How can I believe you when you tell me what I don't want to hear?
They were marketing some of their Macs/Powerbooks as if they could run MS-DOS programs. This somewhat helped. That was false.
You are mistaken. In the 90s some Macs came with a x86 coprocessor card, it was basically a PC in a slot. So yes, Apple did have Macs that could run MS-DOS and Windows just fine back in the 90s.
Fast forward to now, since the x86 macs, they can finally actually run MS-DOS programs. (boot disk of course)
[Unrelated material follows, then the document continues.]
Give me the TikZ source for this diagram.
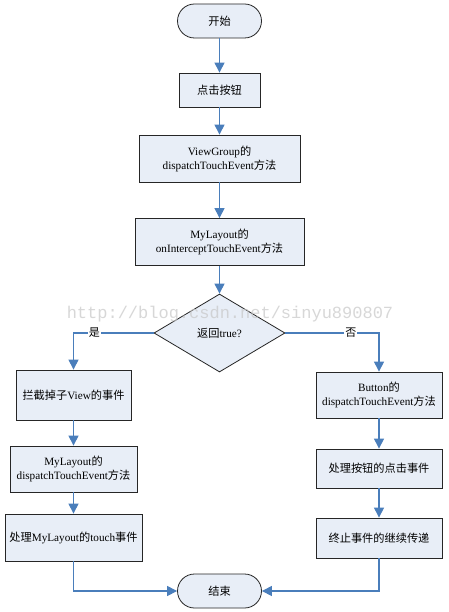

That is also mistaken. You can dual boot or use a virtual machine. As a matter of fact the virtual machine software on the Mac can run Windows from that dual boot partition or a more typical VM filesystem file(s). So if you want to conveniently run some office type app on the Mac desktop you can do so, and when you want to run a game and get full performance you can dual boot rather than emulate.
But considering a modern Mac is just a PC running a different OS, you can still buy a pretty good PC for less than what you would pay for a Mac.
You can build a "pretty good" PC for less than a mac if you only compare the specs. Once you throw in things like service, build quality, noise level, footprint and intangibles like style, macs own their category. But sometimes pretty good is good enough.
Now, someone who *wants* a Mac won't hesitate to pay the premium, but what we were talking about here (I think) is previous PC customers who have decided to make the switch.
You've got that exactly backward. People who are prepared to pay a premium when buying a PC don't hesitate to chose a mac. There are no "nice" PC's anymore, all I see are half assed attempts by the likes of HP and ricer monstrocities while the rest are in a race to the bottom.
If all else fails, immortality can always be assured by spectacular error.